Effects of State Laws Requiring Education about Alcohol, Tobacco, and Other Drugs on Youth Substance Use
Saturday, November 14, 2015 : 9:10 AM
Tuttle North (Hyatt Regency Miami)
*Names in bold indicate Presenter
Although punitive sanctions and age-targeted access restrictions have been shown to reduce youth substance use and associated problems, it is commonly argued that providing youths more information about the risks of substance use could achieve similar outcomes more efficiently. We test this hypothesis using variation across states in the timing of adoption of state laws that require youths to receive education about alcohol, tobacco, and other drugs (ATOD) in school. We rely on confidential area-identified versions of the 1976-2014 Monitoring the Future Surveys of high school seniors and the 1991-2014 surveys of students in grades 8 and 10 to estimate two-way fixed effects models of youth alcohol, tobacco, and drug use, controlling for other policy determinants of use. Over this period, 26 states adopted laws regarding ATOD instruction in schools.
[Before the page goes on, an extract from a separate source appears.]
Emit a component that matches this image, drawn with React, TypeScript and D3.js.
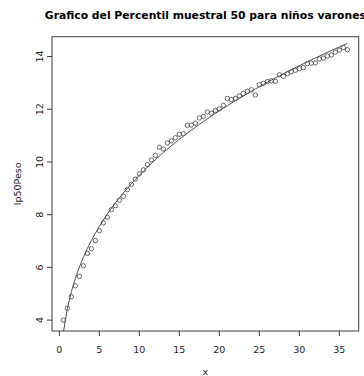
import React from "react";
import * as d3 from "d3";

const ages: number[] = [
  0.5, 1, 1.5, 2, 2.5, 3, 3.5, 4, 4.5, 5, 5.5, 6, 6.5, 7, 7.5, 8, 8.5, 9, 9.5, 10,
  10.5, 11, 11.5, 12, 12.5, 13, 13.5, 14, 14.5, 15, 15.5, 16, 16.5, 17, 17.5, 18,
  18.5, 19, 19.5, 20, 20.5, 21, 21.5, 22, 22.5, 23, 23.5, 24, 24.5, 25, 25.5, 26,
  26.5, 27, 27.5, 28, 28.5, 29, 29.5, 30, 30.5, 31, 31.5, 32, 32.5, 33, 33.5, 34,
  34.5, 35, 35.5, 36,
];
const p50Peso: number[] = [
  4.0, 4.45, 4.89, 5.3, 5.66, 6.06, 6.53, 6.71, 7.02, 7.39, 7.69, 7.9, 8.19, 8.34,
  8.55, 8.7, 8.95, 9.15, 9.35, 9.55, 9.7, 9.9, 10.08, 10.25, 10.56, 10.49, 10.72,
  10.8, 10.92, 11.05, 11.07, 11.39, 11.4, 11.47, 11.67, 11.73, 11.9, 11.85, 11.95,
  12.02, 12.15, 12.41, 12.37, 12.41, 12.51, 12.6, 12.68, 12.74, 12.54, 12.93,
  12.98, 13.05, 13.08, 13.06, 13.31, 13.25, 13.35, 13.42, 13.48, 13.54, 13.58,
  13.73, 13.75, 13.76, 13.91, 13.94, 14.02, 14.06, 14.17, 14.24, 14.34, 14.26,
];
const xTicks: number[] = [0, 5, 10, 15, 20, 25, 30, 35];
const yTicks: number[] = [4, 6, 8, 10, 12, 14];

const titleText = "Grafico del Percentil muestral 50 para niños varones";
const xLabel = "x";
const yLabel = "lp50Peso";

// Nonlinear least squares fit y = a * x^b (Gauss-Newton), derived from the data
function fitPower(xs: number[], ys: number[]) {
  const lx = xs.map(Math.log);
  const ly = ys.map(Math.log);
  const mx = d3.mean(lx)!;
  const my = d3.mean(ly)!;
  let sxy = 0, sxx = 0;
  lx.forEach((v, i) => { sxy += (v - mx) * (ly[i] - my); sxx += (v - mx) * (v - mx); });
  let b = sxy / sxx;
  let a = Math.exp(my - b * mx);
  for (let it = 0; it < 30; it++) {
    let j11 = 0, j12 = 0, j22 = 0, g1 = 0, g2 = 0;
    xs.forEach((x, i) => {
      const f = a * Math.pow(x, b);
      const r = ys[i] - f;
      const da = Math.pow(x, b);
      const db = f * Math.log(x);
      j11 += da * da; j12 += da * db; j22 += db * db;
      g1 += da * r; g2 += db * r;
    });
    const det = j11 * j22 - j12 * j12;
    const stepA = (j22 * g1 - j12 * g2) / det;
    const stepB = (j11 * g2 - j12 * g1) / det;
    a += stepA; b += stepB;
  }
  return { a, b };
}

export default function App() {
  const W = 364, H = 376;
  const left = 52, right = 358.7, top = 36.7, bottom = 331;

  const [x0, x1] = d3.extent(ages) as [number, number];
  const [y0, y1] = d3.extent(p50Peso) as [number, number];
  const xr = (x1 - x0) * 0.04, yr = (y1 - y0) * 0.04;
  const x = d3.scaleLinear().domain([x0 - xr, x1 + xr]).range([left, right]);
  const y = d3.scaleLinear().domain([y0 - yr, y1 + yr]).range([bottom, top]);

  const { a, b } = fitPower(ages, p50Peso);
  const line = d3.line<number>().x((d) => x(d)).y((d) => y(a * Math.pow(d, b)));
  const path = line(ages) || "";

  const stroke = "#3a3a3a";
  const font = "DejaVu Sans, Liberation Sans, sans-serif";

  return (
    <svg width={W} height={H} style={{ position: "absolute", left: 0, top: 0, background: "#fff" }}>
      <defs>
        <clipPath id="plotclip">
          <rect x={left} y={top} width={right - left} height={bottom - top} />
        </clipPath>
      </defs>
      <rect x={0} y={0} width={W} height={H} fill="#fff" />
      <text x={(left + right) / 2} y={18.5} textAnchor="middle" fontFamily={font} fontWeight="bold" fontSize={10.8} fill="#000">
        {titleText}
      </text>
      <rect x={left} y={top} width={right - left} height={bottom - top} fill="none" stroke={stroke} strokeWidth={1} />
      {xTicks.map((t) => (
        <g key={"x" + t}>
          <line x1={x(t)} x2={x(t)} y1={bottom} y2={bottom + 5} stroke={stroke} strokeWidth={1} />
          <text x={x(t)} y={353} textAnchor="middle" fontFamily={font} fontSize={9.5} fill="#222">{t}</text>
        </g>
      ))}
      {yTicks.map((t) => (
        <g key={"y" + t}>
          <line x1={left - 5} x2={left} y1={y(t)} y2={y(t)} stroke={stroke} strokeWidth={1} />
          <text transform={`translate(42.5,${y(t)}) rotate(-90)`} textAnchor="middle" fontFamily={font} fontSize={9.5} fill="#222">{t}</text>
        </g>
      ))}
      <text x={(left + right) / 2} y={375} textAnchor="middle" fontFamily={font} fontSize={9.5} fill="#222">{xLabel}</text>
      <text transform={`translate(20.5,${(top + bottom) / 2}) rotate(-90)`} textAnchor="middle" fontFamily={font} fontSize={9.5} fill="#222">{yLabel}</text>
      <g clipPath="url(#plotclip)">
        <path d={path} fill="none" stroke={stroke} strokeWidth={0.9} />
      </g>
      {ages.map((d, i) => (
        <circle key={i} cx={x(d)} cy={y(p50Peso[i])} r={2.2} fill="none" stroke="#444" strokeWidth={0.8} />
      ))}
    </svg>
  );
}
In addition to variation in the timing of adoption, we also exploit variation across states in whether the law requires or recommends instruction; whether the law covers all substances or just one (typically tobacco); and the grades in which such instruction must be offered. Results will provide important new evidence on the potential role for state education policy to affect youth substance use and related outcomes.